Con la performance di Elodie penso che finalmente ci siamo: il sound del nuovo decennio è finalmente sul palco. Prima, pensavo di esser ritornata al festival 2009.

Brusca frenata sul mio entusiasmo: il duetto di Morgan e Bugo. Ero convinta che potessero donare all’Ariston un degno pezzo rappresentativo dell’underground-alternative italico. Come non detto.
Mentre il sonno avanza, la mia attenzione rientra con l’esibizione di Emma. Suona il pezzo che è ormai sull’onda radiofonica da un po’ Stupida allegria, con corredata band di percussionisti a seguito. Se l’avesse presentato qui, penso, probabilmente avrebbe vinto.

Amadeus tiene a specificare che il festival è dedicato totalmente alla figura della donna. «La donna è presente su questo palco a volte con contenuti seri, a volte con contenuti leggeri». Con tale affermazione, nella mia testa, si è creata una sorta di ideale gerarchia delle fonti femminili di Amadeus, tutte accomunate da un unico scopo: lo sfoggio. Non c’è una seria collaborazione tra il presentatore e le co-conduttrici, percepisco quest’ultime come lontane, isolate, riempibuchi che compaiono di volta in volta con nuovi vestiti scintillanti. Non è una squadra. Poco ma sicuro.

Ospiti a sorpresa: Gessica Notaro e Antonio Maggio cantano La faccia e il cuore, un brano scritto da Ermal Meta che racconta la storia di Gessica, sfregiata con l’acido dal suo ex fidanzato. Di nuovo protagonista la tematica della Violenza sulle donne.

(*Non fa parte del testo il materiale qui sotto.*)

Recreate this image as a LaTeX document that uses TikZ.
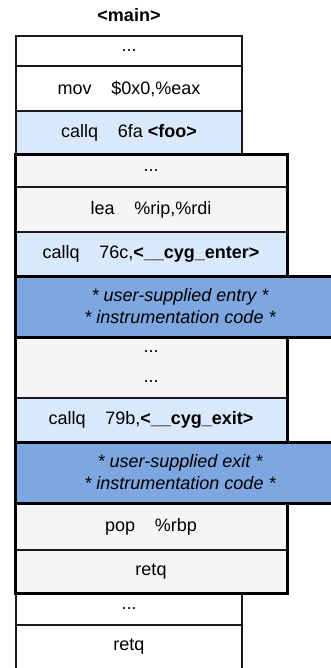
\documentclass[tikz,border=0pt]{standalone}
\usepackage{fontspec}
\setmainfont{Liberation Sans}
\definecolor{lblue}{HTML}{DAE8FC}
\definecolor{lgray}{HTML}{F5F5F5}
\definecolor{ibluef}{HTML}{7EA6E0}
\definecolor{edge}{HTML}{1A1A1A}
\begin{document}
\begin{tikzpicture}[x=1pt,y=-1pt,
  every node/.style={font=\fontsize{18}{22}\selectfont},
  cell/.style={draw=edge, line width=1.3pt, rectangle, inner sep=0pt, outer sep=0pt, anchor=north west, align=center},
  thick/.style={draw=black, line width=3pt},
  instr/.style={cell, fill=ibluef, draw=black, line width=3pt, font=\fontsize{18}{22}\selectfont\itshape}]
\useasboundingbox (0,0) rectangle (331,668);
\clip (0,0) rectangle (331,668);
% title
\node[font=\fontsize{18}{22}\selectfont\bfseries] (title) at (129,15) {<main>};
% main column
\node[cell, fill=white, minimum width=226pt, minimum height=30pt] (m1) at (16,36) {...};
\node[cell, fill=white, minimum width=226pt, minimum height=45pt] (m2) at (16,66) {mov\hspace{1.1em}\$0x0,\%eax};
\node[cell, fill=lblue, minimum width=226pt, minimum height=44pt] (m3) at (16,111) {callq\hspace{1.1em}6fa \textbf{<foo>}};
\node[cell, fill=white, minimum width=226pt, minimum height=32pt] (m4) at (16,593) {...};
\node[cell, fill=white, minimum width=226pt, minimum height=60pt, anchor=north west] (m5) at (16,625) {};
\node (m5t) at (129,647) {retq};
% foo function rows
\node[cell, fill=lgray, minimum width=272pt, minimum height=32pt] (f1) at (15,155) {...};
\node[cell, fill=lgray, minimum width=272pt, minimum height=45pt] (f2) at (15,187) {lea\hspace{1.1em}\%rip,\%rdi};
\node[cell, fill=lblue, minimum width=272pt, minimum height=44pt] (f3) at (15,232) {callq\hspace{1.1em}76c,\textbf{<\_\_cyg\_enter>}};
\node[cell, fill=lgray, minimum width=272pt, minimum height=61pt] (f4) at (15,337) {};
\node (f4a) at (151,352) {...};
\node (f4b) at (151,382) {...};
\node[cell, fill=lblue, minimum width=272pt, minimum height=44pt] (f5) at (15,398) {callq\hspace{1.1em}79b,\textbf{<\_\_cyg\_exit>}};
\node[cell, fill=lgray, minimum width=272pt, minimum height=47pt] (f6) at (15,503) {pop\hspace{1.1em}\%rbp};
\node[cell, fill=lgray, minimum width=272pt, minimum height=43pt] (f7) at (15,550) {retq};
% foo thick frame
\draw[thick] (f1.north west) rectangle (f7.south east);
% instrumentation blocks
\node[instr, minimum width=330pt, minimum height=61pt] (i1) at (15,276) {* user-supplied entry *\\* instrumentation code *};
\node[instr, minimum width=330pt, minimum height=61pt] (i2) at (15,442) {* user-supplied exit *\\* instrumentation code *};
\end{tikzpicture}
\end{document}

Mi chiedo, polemica mode: on, se il concentrarsi così tanto sull’emergenza violenza sia un sentimento profondo o solamente una risposta-frecciatina alle polemiche dell’ultimo mese. Spero nella prima.

È ormai l’una quando Gualazzi, in perfetto stile western miscelato ad Elton John, sfoggia un pezzo jazz-pop-carioca, a mio avviso il migliore della serata per esecuzione, composizione e performance, e proprio il caso di dire: Chapeau!

Con la classifica demoscopica si conclude la prima serata del Fesival, siamo ormai all’una e trenta e quasi i miei occhi si chiudono.

Il podio lo detengono Vibrazioni, Elodie e Diodato.